EXERCISE DIRECTIONS: Everything in the data should be repeated exactly, save for the images.

SUPPLIED INFORMATION:
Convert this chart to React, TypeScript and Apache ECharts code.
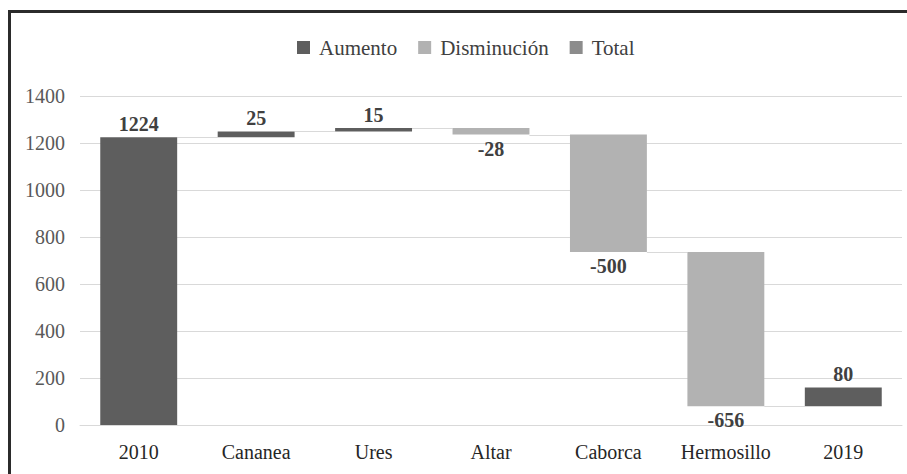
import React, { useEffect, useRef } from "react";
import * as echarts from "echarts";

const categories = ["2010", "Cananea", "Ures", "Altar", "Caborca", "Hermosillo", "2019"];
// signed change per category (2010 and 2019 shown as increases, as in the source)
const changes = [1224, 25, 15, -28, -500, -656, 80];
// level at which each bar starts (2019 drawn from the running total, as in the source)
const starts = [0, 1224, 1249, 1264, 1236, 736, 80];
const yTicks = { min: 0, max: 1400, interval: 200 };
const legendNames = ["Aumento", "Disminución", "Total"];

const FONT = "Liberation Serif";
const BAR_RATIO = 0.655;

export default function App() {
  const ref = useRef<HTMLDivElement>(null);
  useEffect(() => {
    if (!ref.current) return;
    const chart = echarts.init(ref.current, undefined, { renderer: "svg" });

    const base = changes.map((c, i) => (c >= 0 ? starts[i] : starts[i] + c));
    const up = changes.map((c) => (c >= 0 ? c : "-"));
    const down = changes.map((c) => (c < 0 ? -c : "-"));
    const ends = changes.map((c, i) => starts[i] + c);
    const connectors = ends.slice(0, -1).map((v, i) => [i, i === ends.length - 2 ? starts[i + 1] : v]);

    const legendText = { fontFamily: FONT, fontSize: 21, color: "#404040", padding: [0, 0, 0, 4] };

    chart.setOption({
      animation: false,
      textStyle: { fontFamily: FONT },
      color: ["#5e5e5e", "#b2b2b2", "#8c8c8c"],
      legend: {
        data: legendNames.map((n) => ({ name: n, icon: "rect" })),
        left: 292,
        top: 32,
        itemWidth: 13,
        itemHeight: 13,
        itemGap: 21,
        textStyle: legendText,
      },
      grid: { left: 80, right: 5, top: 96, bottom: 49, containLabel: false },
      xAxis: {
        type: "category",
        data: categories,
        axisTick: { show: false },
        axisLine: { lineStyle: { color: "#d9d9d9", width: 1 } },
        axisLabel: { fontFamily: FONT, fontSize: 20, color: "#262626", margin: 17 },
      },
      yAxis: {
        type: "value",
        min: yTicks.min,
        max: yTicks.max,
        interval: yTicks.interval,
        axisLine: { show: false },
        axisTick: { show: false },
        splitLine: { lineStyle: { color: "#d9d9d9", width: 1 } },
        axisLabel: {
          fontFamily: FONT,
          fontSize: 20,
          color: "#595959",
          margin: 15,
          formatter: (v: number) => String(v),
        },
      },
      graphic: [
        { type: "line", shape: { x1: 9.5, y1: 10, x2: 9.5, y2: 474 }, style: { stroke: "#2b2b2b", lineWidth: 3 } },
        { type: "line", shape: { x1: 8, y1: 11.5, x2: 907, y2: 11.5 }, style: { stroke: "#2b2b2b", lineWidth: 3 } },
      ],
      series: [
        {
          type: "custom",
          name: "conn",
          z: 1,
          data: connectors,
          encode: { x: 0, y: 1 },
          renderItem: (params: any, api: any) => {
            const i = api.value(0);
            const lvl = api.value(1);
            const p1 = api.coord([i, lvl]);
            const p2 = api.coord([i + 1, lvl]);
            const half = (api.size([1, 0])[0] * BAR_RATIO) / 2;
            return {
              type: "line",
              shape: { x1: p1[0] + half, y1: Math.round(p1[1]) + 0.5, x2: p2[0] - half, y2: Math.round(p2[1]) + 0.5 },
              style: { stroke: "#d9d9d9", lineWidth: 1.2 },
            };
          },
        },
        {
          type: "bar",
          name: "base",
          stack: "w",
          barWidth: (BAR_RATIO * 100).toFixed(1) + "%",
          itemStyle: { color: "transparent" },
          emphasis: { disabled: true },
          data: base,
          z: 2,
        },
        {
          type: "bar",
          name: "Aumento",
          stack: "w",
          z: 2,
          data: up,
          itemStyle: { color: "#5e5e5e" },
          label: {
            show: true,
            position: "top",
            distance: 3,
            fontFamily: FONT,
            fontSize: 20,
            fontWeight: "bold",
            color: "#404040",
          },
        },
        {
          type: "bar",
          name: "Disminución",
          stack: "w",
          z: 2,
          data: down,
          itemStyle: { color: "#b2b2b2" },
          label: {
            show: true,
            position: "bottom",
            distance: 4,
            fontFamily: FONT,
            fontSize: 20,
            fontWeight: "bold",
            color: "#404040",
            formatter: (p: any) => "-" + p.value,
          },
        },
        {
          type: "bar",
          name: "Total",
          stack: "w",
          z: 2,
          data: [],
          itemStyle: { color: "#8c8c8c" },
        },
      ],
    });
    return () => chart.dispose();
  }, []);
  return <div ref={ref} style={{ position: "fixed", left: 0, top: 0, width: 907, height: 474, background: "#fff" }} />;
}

SOLUTION TO THIS TASK:
Convert this chart to React, TypeScript and Apache ECharts code.
import React, { useEffect, useRef } from "react";
import * as echarts from "echarts";

const categories = ["2010", "Cananea", "Ures", "Altar", "Caborca", "Hermosillo", "2019"];
// signed change per category (2010 and 2019 shown as increases, as in the source)
const changes = [1224, 25, 15, -28, -500, -656, 80];
// level at which each bar starts (2019 drawn from the running total, as in the source)
const starts = [0, 1224, 1249, 1264, 1236, 736, 80];
const yTicks = { min: 0, max: 1400, interval: 200 };
const legendNames = ["Aumento", "Disminución", "Total"];

const FONT = "Liberation Serif";
const BAR_RATIO = 0.655;

export default function App() {
  const ref = useRef<HTMLDivElement>(null);
  useEffect(() => {
    if (!ref.current) return;
    const chart = echarts.init(ref.current, undefined, { renderer: "svg" });

    const base = changes.map((c, i) => (c >= 0 ? starts[i] : starts[i] + c));
    const up = changes.map((c) => (c >= 0 ? c : "-"));
    const down = changes.map((c) => (c < 0 ? -c : "-"));
    const ends = changes.map((c, i) => starts[i] + c);
    const connectors = ends.slice(0, -1).map((v, i) => [i, i === ends.length - 2 ? starts[i + 1] : v]);

    const legendText = { fontFamily: FONT, fontSize: 21, color: "#404040", padding: [0, 0, 0, 4] };

    chart.setOption({
      animation: false,
      textStyle: { fontFamily: FONT },
      color: ["#5e5e5e", "#b2b2b2", "#8c8c8c"],
      legend: {
        data: legendNames.map((n) => ({ name: n, icon: "rect" })),
        left: 292,
        top: 32,
        itemWidth: 13,
        itemHeight: 13,
        itemGap: 21,
        textStyle: legendText,
      },
      grid: { left: 80, right: 5, top: 96, bottom: 49, containLabel: false },
      xAxis: {
        type: "category",
        data: categories,
        axisTick: { show: false },
        axisLine: { lineStyle: { color: "#d9d9d9", width: 1 } },
        axisLabel: { fontFamily: FONT, fontSize: 20, color: "#262626", margin: 17 },
      },
      yAxis: {
        type: "value",
        min: yTicks.min,
        max: yTicks.max,
        interval: yTicks.interval,
        axisLine: { show: false },
        axisTick: { show: false },
        splitLine: { lineStyle: { color: "#d9d9d9", width: 1 } },
        axisLabel: {
          fontFamily: FONT,
          fontSize: 20,
          color: "#595959",
          margin: 15,
          formatter: (v: number) => String(v),
        },
      },
      graphic: [
        { type: "line", shape: { x1: 9.5, y1: 10, x2: 9.5, y2: 474 }, style: { stroke: "#2b2b2b", lineWidth: 3 } },
        { type: "line", shape: { x1: 8, y1: 11.5, x2: 907, y2: 11.5 }, style: { stroke: "#2b2b2b", lineWidth: 3 } },
      ],
      series: [
        {
          type: "custom",
          name: "conn",
          z: 1,
          data: connectors,
          encode: { x: 0, y: 1 },
          renderItem: (params: any, api: any) => {
            const i = api.value(0);
            const lvl = api.value(1);
            const p1 = api.coord([i, lvl]);
            const p2 = api.coord([i + 1, lvl]);
            const half = (api.size([1, 0])[0] * BAR_RATIO) / 2;
            return {
              type: "line",
              shape: { x1: p1[0] + half, y1: Math.round(p1[1]) + 0.5, x2: p2[0] - half, y2: Math.round(p2[1]) + 0.5 },
              style: { stroke: "#d9d9d9", lineWidth: 1.2 },
            };
          },
        },
        {
          type: "bar",
          name: "base",
          stack: "w",
          barWidth: (BAR_RATIO * 100).toFixed(1) + "%",
          itemStyle: { color: "transparent" },
          emphasis: { disabled: true },
          data: base,
          z: 2,
        },
        {
          type: "bar",
          name: "Aumento",
          stack: "w",
          z: 2,
          data: up,
          itemStyle: { color: "#5e5e5e" },
          label: {
            show: true,
            position: "top",
            distance: 3,
            fontFamily: FONT,
            fontSize: 20,
            fontWeight: "bold",
            color: "#404040",
          },
        },
        {
          type: "bar",
          name: "Disminución",
          stack: "w",
          z: 2,
          data: down,
          itemStyle: { color: "#b2b2b2" },
          label: {
            show: true,
            position: "bottom",
            distance: 4,
            fontFamily: FONT,
            fontSize: 20,
            fontWeight: "bold",
            color: "#404040",
            formatter: (p: any) => "-" + p.value,
          },
        },
        {
          type: "bar",
          name: "Total",
          stack: "w",
          z: 2,
          data: [],
          itemStyle: { color: "#8c8c8c" },
        },
      ],
    });
    return () => chart.dispose();
  }, []);
  return <div ref={ref} style={{ position: "fixed", left: 0, top: 0, width: 907, height: 474, background: "#fff" }} />;
}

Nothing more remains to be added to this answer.